The defendants sit bunched together. I say defendants, meaning Hindus. The seeing eye can only be conscious of darkness in that room; and the Hindus, of course, being black, overshadow the blond presence. They are a splendid-looking lot of men, thoughtful, perceiving, purposeful. As the session continued, their poses were various. One, with a face supernal, tilted his chair slightly backwards and gazed at the ceiling. I read in his look conceptions of a beyond that would shock the earthly-centered, could they see it. Another, bespectacled, with classical nose and ebullient intelligence, gave his attention exclusively to the perusal of a court transcript. He smiled esoterically at parts of it.
The jurors are youngish-looking men, business men, evidently. They do not look like a theatre party. I noticed, though, during the recess, they smiled (at each other) with the grace of free men. The recess seems to be wisdom’s contribution to court proceedings. Its effect is magical on everybody. It puts stress to flight, it transforms artifice into feeling, it releases sympathy. Let Providence be thanked for the idea of recess. So powerful is it that it lingers (if only for a moment) after the session reconvenes. The judge brought back a smile with him that would have dispelled a London fog.
So many old men, among the spectators. (I counted fifteen.) And young men there, too, in plenty, equally old. Only one did I see who was ageless. He sat beside me.
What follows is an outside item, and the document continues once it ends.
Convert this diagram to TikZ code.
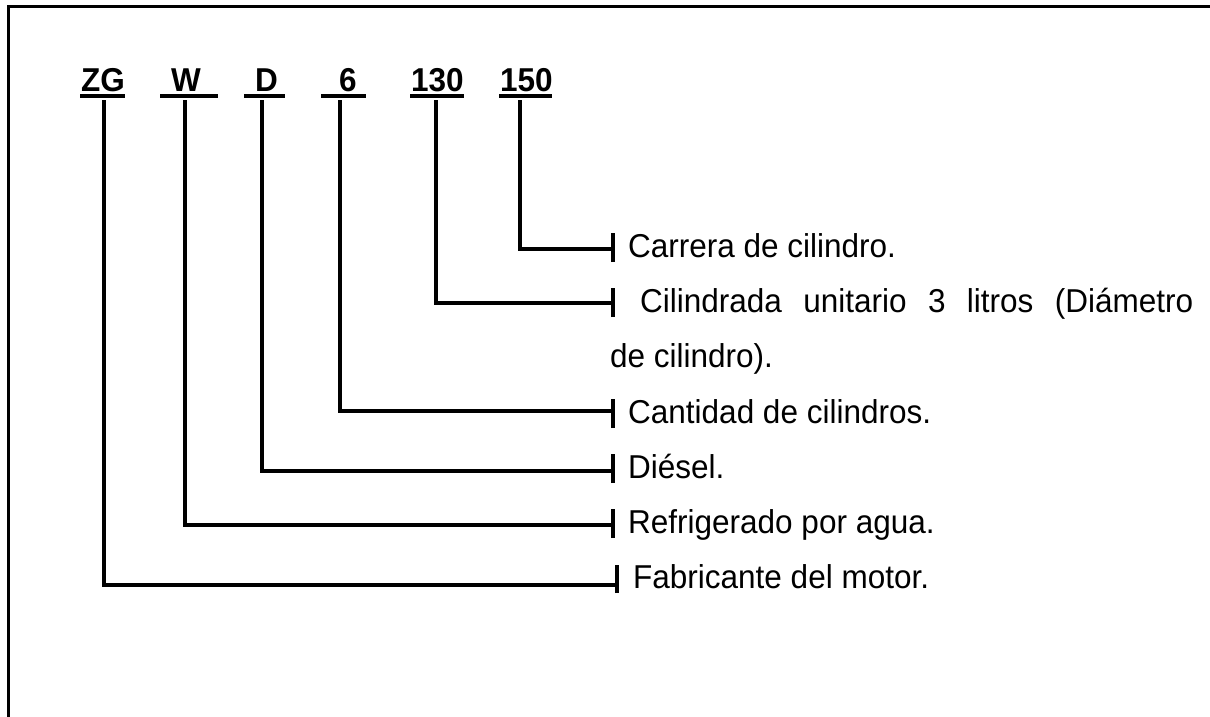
\documentclass[tikz,border=0pt]{standalone}
\usepackage{fontspec}
\setmainfont{Liberation Sans}
\newcommand{\tallbox}[1]{\scalebox{1}[1.05]{#1}}
\begin{document}
\begin{tikzpicture}[x=1pt,y=-1pt,
  frame/.style={line width=3pt},
  uline/.style={line width=4pt},
  conn/.style={line width=3.8pt},
  tick/.style={line width=3.8pt},
  code/.style={anchor=base west,inner sep=0pt,font=\fontsize{31.5pt}{36pt}\selectfont\bfseries},
  desc/.style={anchor=base west,inner sep=0pt,font=\fontsize{31.5pt}{36pt}\selectfont}]
\useasboundingbox (0,0) rectangle (1210,716);
% frame (top and left only)
\draw[frame] (1211,6) -- (8,6) -- (8,717);
% codes
\node[code] (zg)  at (81,91)  {\tallbox{ZG}};
\node[code] (w)   at (171,91) {\tallbox{W}};
\node[code] (d)   at (255,91) {\tallbox{D}};
\node[code] (six) at (339,91) {\tallbox{6}};
\node[code] (c130) at (411,91) {\tallbox{130}};
\node[code] (c150) at (500,91) {\tallbox{150}};
% underlines
\draw[uline] (80,96) -- (125,96);
\draw[uline] (160,96) -- (218,96);
\draw[uline] (244,96) -- (285,96);
\draw[uline] (321,96) -- (366,96);
\draw[uline] (410,96) -- (464,96);
\draw[uline] (499,96) -- (552,96);
% descriptions
\node[desc] (tcar) at (628,257) {\tallbox{Carrera de cilindro.}};
\node[desc] (tcil) at (640,312) {\tallbox{\makebox[553pt][s]{Cilindrada unitario 3 litros (Diámetro}}};
\node[desc] (tcil2) at (610,367) {\tallbox{de cilindro).}};
\node[desc] (tcan) at (628,423) {\tallbox{Cantidad de cilindros.}};
\node[desc] (tdie) at (628,478) {\tallbox{Diésel.}};
\node[desc] (tref) at (628,533) {\tallbox{Refrigerado por agua.}};
\node[desc] (tfab) at (633,588) {\tallbox{Fabricante del motor.}};
% connector coordinates
\coordinate (s150) at (520,100); \coordinate (e150) at (613,249);
\coordinate (s130) at (436,100); \coordinate (e130) at (613,303);
\coordinate (s6)   at (340,100); \coordinate (e6)   at (613,411);
\coordinate (sd)   at (262,100); \coordinate (ed)   at (613,471);
\coordinate (sw)   at (185,100); \coordinate (ew)   at (613,525);
\coordinate (szg)  at (104,100); \coordinate (ezg)  at (617,585);
\draw[conn] (s150) |- (e150);
\draw[conn] (s130) |- (e130);
\draw[conn] (s6) |- (e6);
\draw[conn] (sd) |- (ed);
\draw[conn] (sw) |- (ew);
\draw[conn] (szg) |- (ezg);
% ticks
\draw[tick] (613,262) -- (613,233);
\draw[tick] (613,317) -- (613,288);
\draw[tick] (613,428) -- (613,399);
\draw[tick] (613,483) -- (613,454);
\draw[tick] (613,538) -- (613,509);
\draw[tick] (617,593) -- (617,565);
\end{tikzpicture}
\end{document}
Came in during the recess, with a paper and opinions, which he rattled and aired. He knew the man next to him. He talked to him and at me,—beyond. “They’re a bloody lot, the bunch of ‘em. They ought to hang the whole crowd. (Pause; glances.)
“I tell you I’m a good American. My people was born in Germany; so was I; but that don’t matter. No better ‘Mericans ever lived than me and my people. (More observation.) “We’ve got to kill this Kaiser business— and the niggers that are in with ‘em. They’re a dirty bunch. They ought to hang ‘em all first—and try ‘em afterwards. That’s what they’d do to ‘em in Germany.” . . .
After attending the court session I accompanied one of the Hindu defendants to the studio of a friend, a young Russian pianist. The sudden change nearly unbalanced me. For a moment I felt light-headed. It was like being hoisted to Mt. Ararat after a sojourn in a coal pit.
In the room were a grand piano, several chairs, stacks of music and—that comforter divine—the unspoken welcome. Judge, jury, bailiff, counsel were noticeably absent.
“Play what you set to music for me,” said the Hindu to his friend, ‘—that last one. You remember.”
The pianist glanced comprehension. Then he brought forth some typewritten verses and a sheet of stiff paper, on which was penciled an amazing succession of cryptic bars and dots— his own work Without preliminary, he began to play. But play is scarcely the word. Rather did he caress the page unto himself (and us) till there was no presence in the room, save Beauty.
“Bravo!” cried the Hindu. “That is great, my friend.”
Then they sang the words (written by the Hindu), which gave Beauty the mate of Sympathy and gladness its spiritual raiment; and, looking unon them, I wondered why courts are places where sound alone presides. I wondered why it is that men venture so little in a sphere which is freighted with so much. I wondered what it is non-observers get out of life.
I wondered then; and I still wonder.
- David Leigh, “An Impression,” Mother Earth Series 2, 1, no. 7 (April 1918): 5-6.